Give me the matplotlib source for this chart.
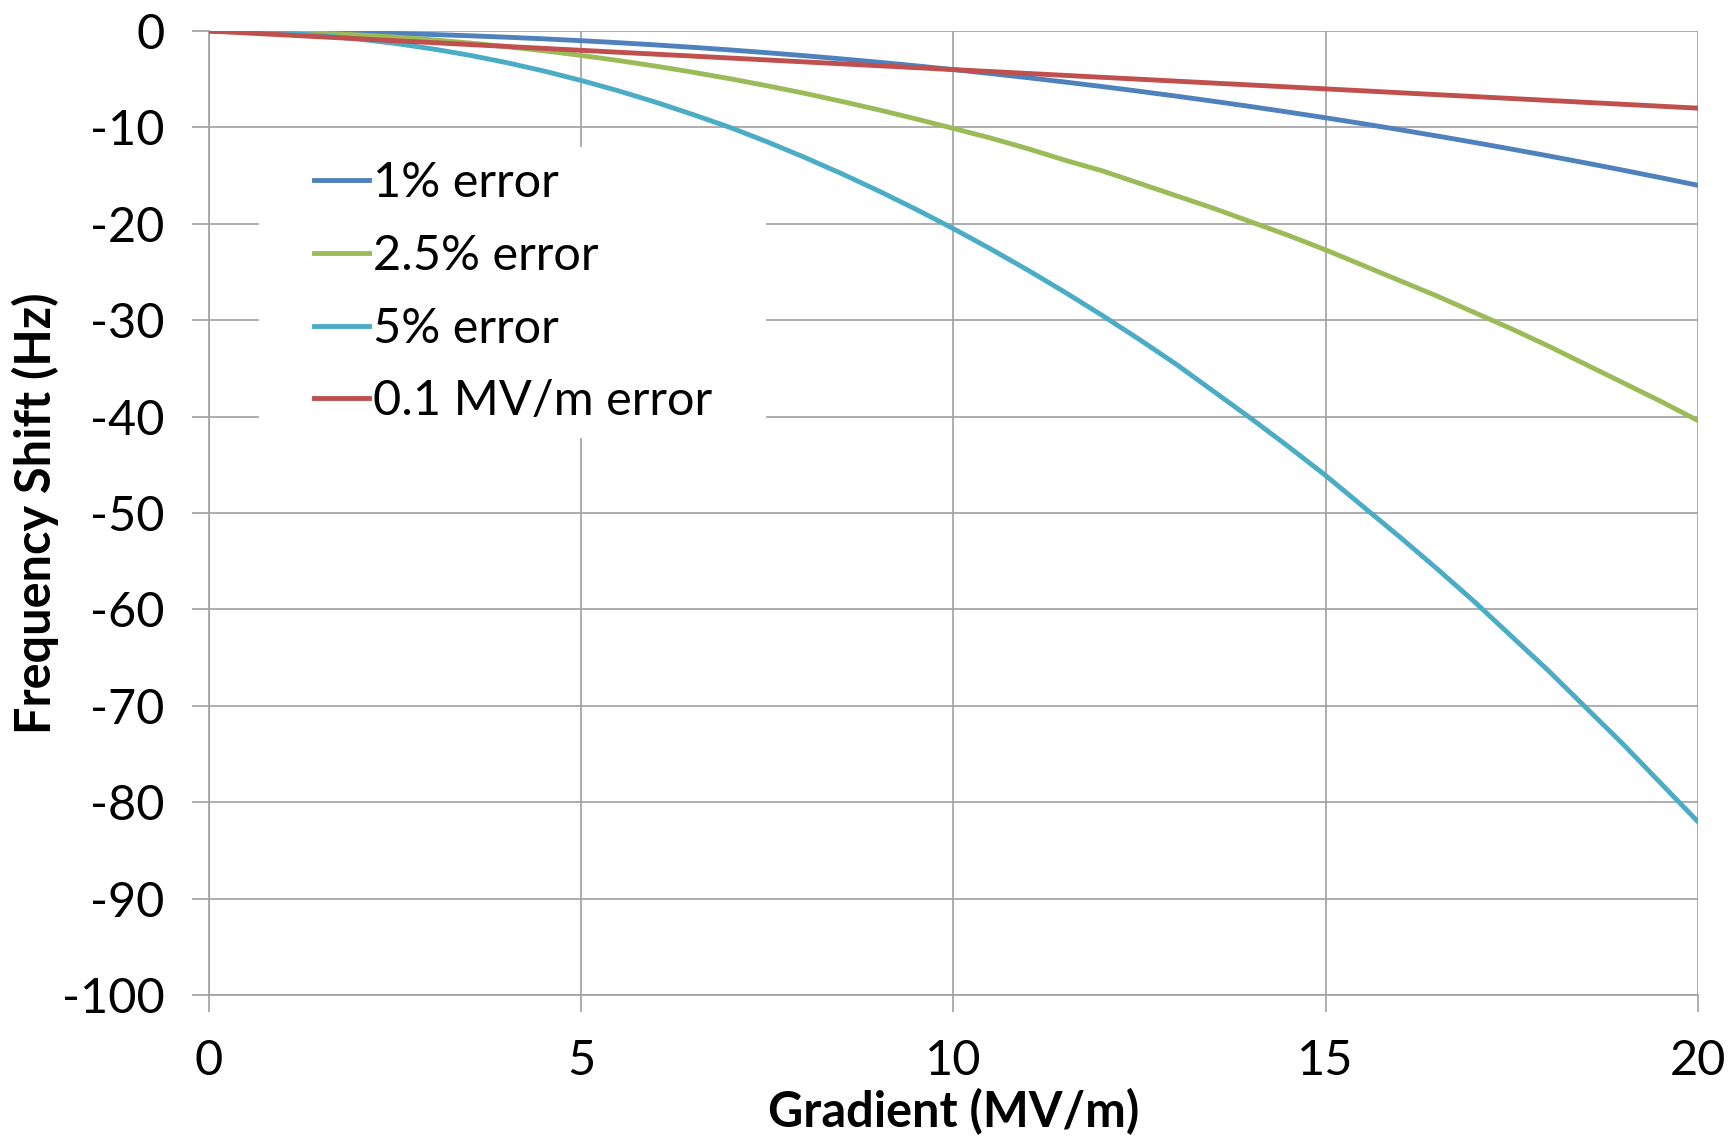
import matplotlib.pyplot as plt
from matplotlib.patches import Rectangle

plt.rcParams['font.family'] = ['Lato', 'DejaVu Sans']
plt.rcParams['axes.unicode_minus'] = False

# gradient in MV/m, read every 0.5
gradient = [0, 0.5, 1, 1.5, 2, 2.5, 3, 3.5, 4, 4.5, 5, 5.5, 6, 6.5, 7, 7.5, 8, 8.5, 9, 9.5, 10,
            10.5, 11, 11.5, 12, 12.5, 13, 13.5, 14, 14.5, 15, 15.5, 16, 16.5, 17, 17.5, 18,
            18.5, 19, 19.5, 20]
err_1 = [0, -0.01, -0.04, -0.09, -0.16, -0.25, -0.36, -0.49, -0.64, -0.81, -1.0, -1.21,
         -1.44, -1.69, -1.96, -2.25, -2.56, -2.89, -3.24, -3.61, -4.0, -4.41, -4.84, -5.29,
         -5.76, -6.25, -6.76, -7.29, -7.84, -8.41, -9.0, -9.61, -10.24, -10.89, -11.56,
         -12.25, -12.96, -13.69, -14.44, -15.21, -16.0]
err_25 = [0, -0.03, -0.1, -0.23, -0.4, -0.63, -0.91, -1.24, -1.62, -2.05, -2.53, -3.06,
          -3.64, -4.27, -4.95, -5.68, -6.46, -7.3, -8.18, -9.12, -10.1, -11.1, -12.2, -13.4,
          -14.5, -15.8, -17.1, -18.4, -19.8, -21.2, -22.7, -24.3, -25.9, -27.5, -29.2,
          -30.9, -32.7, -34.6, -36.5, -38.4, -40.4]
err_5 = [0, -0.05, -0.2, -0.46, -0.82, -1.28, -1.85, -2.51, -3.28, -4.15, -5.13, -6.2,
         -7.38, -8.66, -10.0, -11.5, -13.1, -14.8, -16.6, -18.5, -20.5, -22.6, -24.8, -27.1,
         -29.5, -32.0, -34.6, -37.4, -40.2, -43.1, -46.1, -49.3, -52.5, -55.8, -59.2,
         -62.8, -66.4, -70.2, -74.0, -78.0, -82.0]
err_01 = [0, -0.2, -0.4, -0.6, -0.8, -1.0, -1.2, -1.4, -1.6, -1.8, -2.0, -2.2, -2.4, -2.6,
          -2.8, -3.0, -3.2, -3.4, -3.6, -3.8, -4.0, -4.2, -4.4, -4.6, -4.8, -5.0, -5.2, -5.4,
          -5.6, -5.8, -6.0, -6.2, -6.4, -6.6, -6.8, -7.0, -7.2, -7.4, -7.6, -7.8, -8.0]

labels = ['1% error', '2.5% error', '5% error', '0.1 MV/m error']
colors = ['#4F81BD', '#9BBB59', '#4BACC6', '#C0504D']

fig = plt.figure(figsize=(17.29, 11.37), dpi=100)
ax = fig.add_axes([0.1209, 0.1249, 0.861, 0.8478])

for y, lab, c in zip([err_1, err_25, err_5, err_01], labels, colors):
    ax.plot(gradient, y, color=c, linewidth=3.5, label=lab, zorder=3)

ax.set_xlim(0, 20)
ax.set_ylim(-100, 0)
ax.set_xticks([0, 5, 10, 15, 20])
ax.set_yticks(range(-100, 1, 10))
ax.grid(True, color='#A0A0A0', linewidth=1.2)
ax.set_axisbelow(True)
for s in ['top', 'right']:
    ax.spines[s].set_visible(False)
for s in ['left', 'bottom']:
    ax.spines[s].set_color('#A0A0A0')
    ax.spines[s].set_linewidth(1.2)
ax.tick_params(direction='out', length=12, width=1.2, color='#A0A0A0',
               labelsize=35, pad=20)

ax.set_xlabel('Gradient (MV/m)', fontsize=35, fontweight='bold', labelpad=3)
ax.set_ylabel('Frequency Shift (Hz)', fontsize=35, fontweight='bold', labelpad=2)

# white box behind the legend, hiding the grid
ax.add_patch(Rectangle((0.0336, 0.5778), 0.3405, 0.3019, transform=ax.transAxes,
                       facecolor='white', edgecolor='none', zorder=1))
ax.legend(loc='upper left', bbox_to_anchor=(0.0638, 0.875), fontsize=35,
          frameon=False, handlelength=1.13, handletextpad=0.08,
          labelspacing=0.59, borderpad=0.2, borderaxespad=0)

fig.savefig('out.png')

########

* _The problem_: Your task is to restate word for word the lines from the top of the data to the line containing "plt.rcParams['axes.unicode_minus'] = False", both ends included, with every picture left out.

* _Response to the exercise_:
Give me the matplotlib source for this chart.
import matplotlib.pyplot as plt
from matplotlib.patches import Rectangle

plt.rcParams['font.family'] = ['Lato', 'DejaVu Sans']
plt.rcParams['axes.unicode_minus'] = False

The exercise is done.